Nanocomposite materials comprising a polymer matrix in which reinforcing nanofillers are embedded to improve mechanical performance, such as silica, carbon and clay reinforcing elements, are well known. However, the reinforcing dispersed phase can also be made of polymer nanofibrils. In this case, one calls them nanofibrillar composites (NFCs). One of their advantages is that the reinforcing species is not present in the raw material, but comes into existence during blending of the compound and acts like “meltable solid fillers” [1,2]. Due to the fact that they are based only on thermoplastic polymers, their ability to be recycled is clearly improved compared with that of polymers strengthened by solid fibers (glass or carbon for example) [3,4]. Moreover, their density is lower (lightweight materials) and in certain configurations, they can present significantly superior mechanical and thermal properties [4,5]. They thus constitute a technically and economically interesting way to jointly address the issues related to the mechanical strengthening, lightening and recycling of thermoplastic polymers and nanocomposites.

The elaboration of NFCs involves mixing in the molten state a first polymer intended to form the matrix and a second polymer intended to form the nanofibrillar phase. The mixing conditions should be chosen to induce the formation of nanofibrils during cooling and drawing, followed by shaping through injection molding or extrusion at a temperature that is most often higher than the working temperature of the first matrix-forming polymer, but lower than that of the second polymer forming the nanofibrillar phase. The final shaping at a temperature below the processing temperature of the nanofibrillar phase allows the nanofibrils formed following the cooling of the polymer blends to be preserved. The orientation of the nanofibrils is mainly imparted during the shaping process of the polymer blends and to a lesser extent during the preparation of the molten resins. The nanofibrillar phase thus provides a reinforcement function thanks to an improvement in the mechanical resistance of the obtained nanocomposite materials [6,7]. During the manufacture of nanofibrillar composites (NFC) comprising a thermoplastic matrix (A) and a reinforcing thermoplastic component (B), the former generally has a melting or working temperature (TwA) below the corresponding temperature of component constituting the reinforcement, i.e., TwA < TwB.

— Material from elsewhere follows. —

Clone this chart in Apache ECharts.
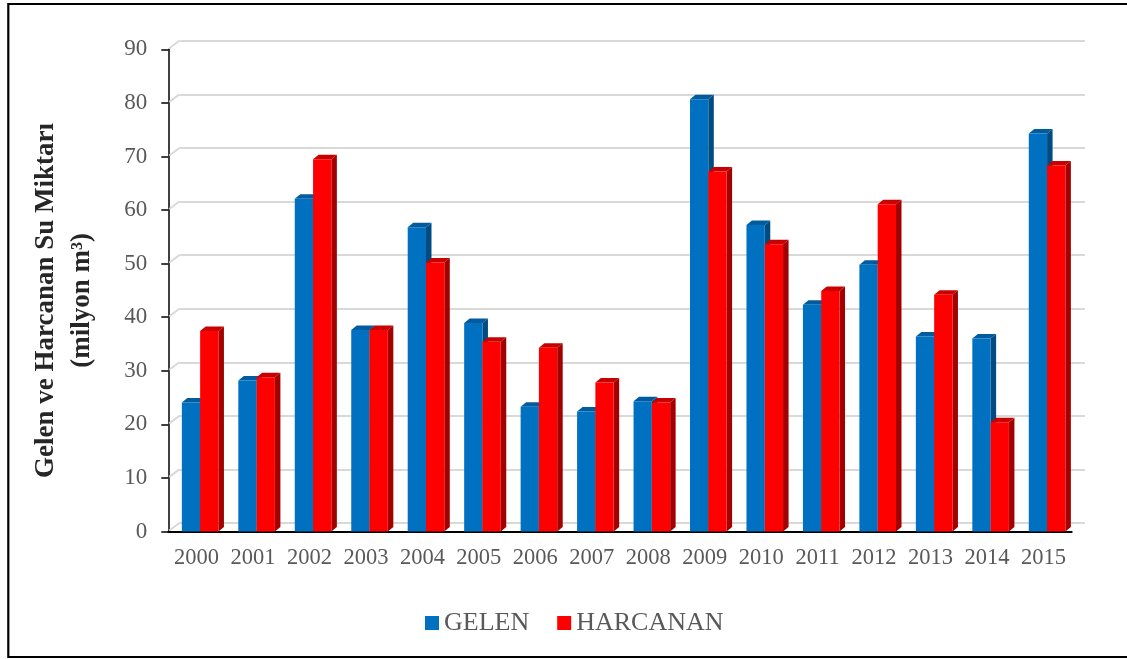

In another configuration, when specific rheological conditions are met, the working temperature of polymer B (TwB), which forms the fibrillar phase, could be less than or equal to the melt processing temperature of polymer A, i.e., TwB < TwA. This arrangement renders possible an orientation of the fibrillar fibers during the melt shaping of the mixture of polymers A and B. The fact that this shaping takes place at a temperature greater than or equal to TwA, the end user of the polymer mixture is provided with more flexibility in the shaping thanks to the ductility of the material being adjusted according to the desired direction of stretching [2].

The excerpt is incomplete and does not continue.